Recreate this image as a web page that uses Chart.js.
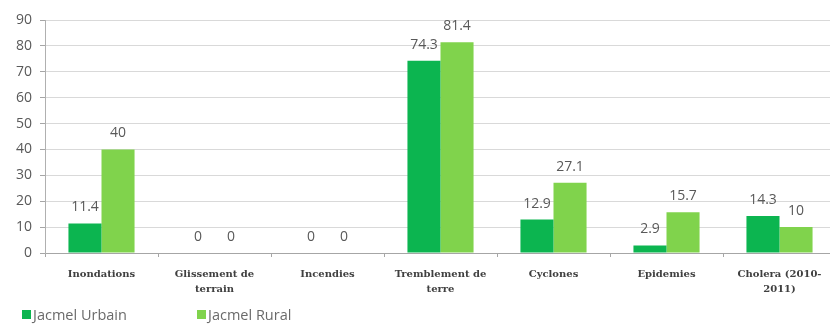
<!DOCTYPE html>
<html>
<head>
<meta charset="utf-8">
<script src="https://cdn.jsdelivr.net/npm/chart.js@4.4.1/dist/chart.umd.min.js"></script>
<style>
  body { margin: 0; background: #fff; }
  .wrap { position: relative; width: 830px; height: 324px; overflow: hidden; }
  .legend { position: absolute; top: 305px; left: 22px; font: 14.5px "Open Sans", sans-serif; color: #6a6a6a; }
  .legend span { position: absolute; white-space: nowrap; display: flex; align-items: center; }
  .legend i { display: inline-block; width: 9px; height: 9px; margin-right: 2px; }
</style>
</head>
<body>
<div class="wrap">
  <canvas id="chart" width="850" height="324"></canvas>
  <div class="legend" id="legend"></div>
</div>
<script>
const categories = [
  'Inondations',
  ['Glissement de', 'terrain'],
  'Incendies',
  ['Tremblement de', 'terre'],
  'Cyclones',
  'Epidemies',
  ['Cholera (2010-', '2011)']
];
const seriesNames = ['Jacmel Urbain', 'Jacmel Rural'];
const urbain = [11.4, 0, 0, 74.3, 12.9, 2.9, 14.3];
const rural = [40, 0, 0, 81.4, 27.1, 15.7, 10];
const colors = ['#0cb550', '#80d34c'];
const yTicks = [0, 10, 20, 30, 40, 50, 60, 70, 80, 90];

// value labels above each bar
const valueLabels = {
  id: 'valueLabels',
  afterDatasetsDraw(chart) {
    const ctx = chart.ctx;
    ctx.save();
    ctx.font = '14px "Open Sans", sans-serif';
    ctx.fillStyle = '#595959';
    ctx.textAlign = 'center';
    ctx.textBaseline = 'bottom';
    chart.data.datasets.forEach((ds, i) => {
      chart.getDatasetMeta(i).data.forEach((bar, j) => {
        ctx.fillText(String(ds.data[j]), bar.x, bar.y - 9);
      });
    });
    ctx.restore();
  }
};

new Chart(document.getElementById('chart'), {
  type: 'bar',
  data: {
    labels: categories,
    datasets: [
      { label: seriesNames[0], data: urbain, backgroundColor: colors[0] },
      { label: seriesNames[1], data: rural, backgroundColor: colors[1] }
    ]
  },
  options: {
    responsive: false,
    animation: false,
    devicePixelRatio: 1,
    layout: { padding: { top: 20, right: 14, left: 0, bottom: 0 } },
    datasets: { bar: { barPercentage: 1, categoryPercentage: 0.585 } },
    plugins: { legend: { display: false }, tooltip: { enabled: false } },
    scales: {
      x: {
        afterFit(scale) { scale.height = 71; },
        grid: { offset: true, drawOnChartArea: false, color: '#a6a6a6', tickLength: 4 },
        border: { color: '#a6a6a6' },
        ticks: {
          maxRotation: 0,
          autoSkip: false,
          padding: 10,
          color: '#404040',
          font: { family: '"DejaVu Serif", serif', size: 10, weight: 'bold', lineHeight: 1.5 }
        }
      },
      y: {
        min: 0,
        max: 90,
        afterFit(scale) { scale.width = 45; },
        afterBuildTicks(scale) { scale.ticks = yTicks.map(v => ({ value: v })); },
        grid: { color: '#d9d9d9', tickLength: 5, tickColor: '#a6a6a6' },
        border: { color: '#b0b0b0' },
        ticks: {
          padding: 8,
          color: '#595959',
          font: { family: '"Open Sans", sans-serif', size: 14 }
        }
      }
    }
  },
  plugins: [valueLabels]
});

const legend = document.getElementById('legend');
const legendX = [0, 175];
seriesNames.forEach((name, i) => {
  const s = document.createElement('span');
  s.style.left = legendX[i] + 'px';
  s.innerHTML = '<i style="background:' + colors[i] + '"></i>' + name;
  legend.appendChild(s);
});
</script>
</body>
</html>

What is asked: Repeat the data exactly, without the pictures.

Finished exercise:
Recreate this image as a web page that uses Chart.js.
<!DOCTYPE html>
<html>
<head>
<meta charset="utf-8">
<script src="https://cdn.jsdelivr.net/npm/chart.js@4.4.1/dist/chart.umd.min.js"></script>
<style>
  body { margin: 0; background: #fff; }
  .wrap { position: relative; width: 830px; height: 324px; overflow: hidden; }
  .legend { position: absolute; top: 305px; left: 22px; font: 14.5px "Open Sans", sans-serif; color: #6a6a6a; }
  .legend span { position: absolute; white-space: nowrap; display: flex; align-items: center; }
  .legend i { display: inline-block; width: 9px; height: 9px; margin-right: 2px; }
</style>
</head>
<body>
<div class="wrap">
  <canvas id="chart" width="850" height="324"></canvas>
  <div class="legend" id="legend"></div>
</div>
<script>
const categories = [
  'Inondations',
  ['Glissement de', 'terrain'],
  'Incendies',
  ['Tremblement de', 'terre'],
  'Cyclones',
  'Epidemies',
  ['Cholera (2010-', '2011)']
];
const seriesNames = ['Jacmel Urbain', 'Jacmel Rural'];
const urbain = [11.4, 0, 0, 74.3, 12.9, 2.9, 14.3];
const rural = [40, 0, 0, 81.4, 27.1, 15.7, 10];
const colors = ['#0cb550', '#80d34c'];
const yTicks = [0, 10, 20, 30, 40, 50, 60, 70, 80, 90];

// value labels above each bar
const valueLabels = {
  id: 'valueLabels',
  afterDatasetsDraw(chart) {
    const ctx = chart.ctx;
    ctx.save();
    ctx.font = '14px "Open Sans", sans-serif';
    ctx.fillStyle = '#595959';
    ctx.textAlign = 'center';
    ctx.textBaseline = 'bottom';
    chart.data.datasets.forEach((ds, i) => {
      chart.getDatasetMeta(i).data.forEach((bar, j) => {
        ctx.fillText(String(ds.data[j]), bar.x, bar.y - 9);
      });
    });
    ctx.restore();
  }
};

new Chart(document.getElementById('chart'), {
  type: 'bar',
  data: {
    labels: categories,
    datasets: [
      { label: seriesNames[0], data: urbain, backgroundColor: colors[0] },
      { label: seriesNames[1], data: rural, backgroundColor: colors[1] }
    ]
  },
  options: {
    responsive: false,
    animation: false,
    devicePixelRatio: 1,
    layout: { padding: { top: 20, right: 14, left: 0, bottom: 0 } },
    datasets: { bar: { barPercentage: 1, categoryPercentage: 0.585 } },
    plugins: { legend: { display: false }, tooltip: { enabled: false } },
    scales: {
      x: {
        afterFit(scale) { scale.height = 71; },
        grid: { offset: true, drawOnChartArea: false, color: '#a6a6a6', tickLength: 4 },
        border: { color: '#a6a6a6' },
        ticks: {
          maxRotation: 0,
          autoSkip: false,
          padding: 10,
          color: '#404040',
          font: { family: '"DejaVu Serif", serif', size: 10, weight: 'bold', lineHeight: 1.5 }
        }
      },
      y: {
        min: 0,
        max: 90,
        afterFit(scale) { scale.width = 45; },
        afterBuildTicks(scale) { scale.ticks = yTicks.map(v => ({ value: v })); },
        grid: { color: '#d9d9d9', tickLength: 5, tickColor: '#a6a6a6' },
        border: { color: '#b0b0b0' },
        ticks: {
          padding: 8,
          color: '#595959',
          font: { family: '"Open Sans", sans-serif', size: 14 }
        }
      }
    }
  },
  plugins: [valueLabels]
});

const legend = document.getElementById('legend');
const legendX = [0, 175];
seriesNames.forEach((name, i) => {
  const s = document.createElement('span');
  s.style.left = legendX[i] + 'px';
  s.innerHTML = '<i style="background:' + colors[i] + '"></i>' + name;
  legend.appendChild(s);
});
</script>
</body>
</html>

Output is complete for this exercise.